The waste not want not doctrine is observed closely in Accra: used goods of every kind are available so long as you know where to find them, and most people are very sensitive about wasting food.
For example, it's common for people eating chicken to eat the bones and cartilage. In the US, the only person I've ever seen eat chicken bones is my grandmother, who grew up during the Depression, and she only eats the marrow.
Many also put their leftovers to good use. The other day, my neighbor prepared a meal for his uncle and I that consisted of banku (a fermented mixture of ground cassava and corn with a texture somewhere in between tamales and mashed potatoes) with smoked fish and "pepper," a salsa fresca-like sauce made out of chilies, tomatoes, onions, garlic, and ginger, all fresh. When the three of us had eaten our fill, there was still quite a bit of pepper and some fish bones left at the bottom of the communal bowl. For dinner that night, the nephew simmered the mixture in oil, transforming it from fresh pepper into tomato stew, another popular local recipe that essentially consists of the same ingredients.

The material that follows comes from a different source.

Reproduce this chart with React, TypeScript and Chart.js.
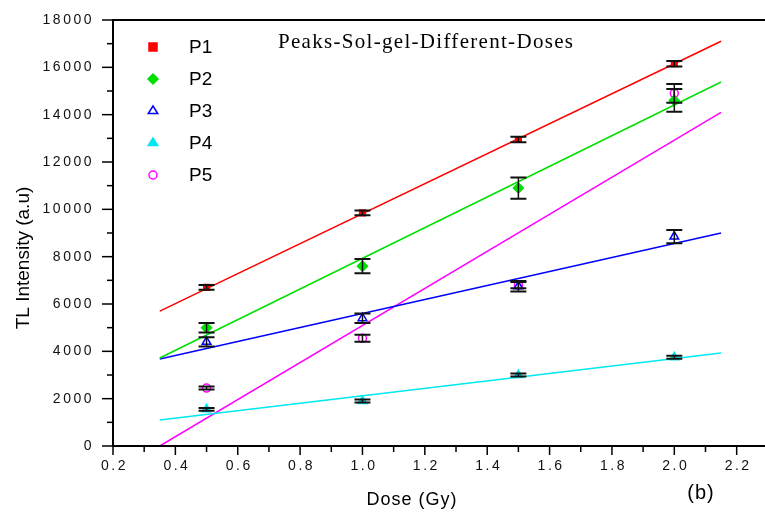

That same day, these two also introduced me to a local drink called chibuku or shake-shake. Chibuku is the lightly alcoholic juice (around 3.5% by volume, they tell me) that brewers squeeze out of malt that they have already used to brew beer. The chibuku that we bought was produced by the brewers of Club, the most widely-sold beer in Ghana. The drink is slightly carbonated (that's why the closed carton looks inflated in the first picture,) mildly sweet and full of a fine sediment that mixes with the liquid when you shake the carton or swirl your glass, hence the name. I found it pleasant and refreshing enough, especially with food (although most Ghanaians won't drink anything until 30 minutes after eating) but I'd be surprised to see it become popular in the states. It costs about $.75 a liter whereas Club usually costs between $1.50 and $1.75 for a 22 ounce bottle. If shake-shake really is 3.5% alcohol by volume, then a carton of it has about 7.5% more alcohol than a large bottle of Club.
And that's what struck me most about chibuku: it's so clearly a product of the ingenuity that Ghanaians apply in building their consumer habits around the hard scrabble realities of life in the global South. It's tasty, relatively cheap (albeit not compared to certain locally produced hard liquors), and most importantly, made from readily available resources.
To my neighbors and other Ghanaians, of course, the drink is more a treat than a sign of relative poverty. The nephew, a devout Christian, recently told me that while many Ghanaians recognize that their diets are defined by their purchasing power, they give thanks for all their meals, bountiful and meager, and are not bothered by the lack of variety in the food they eat. The message seemed to be that pleasure is fleeting but life is precious.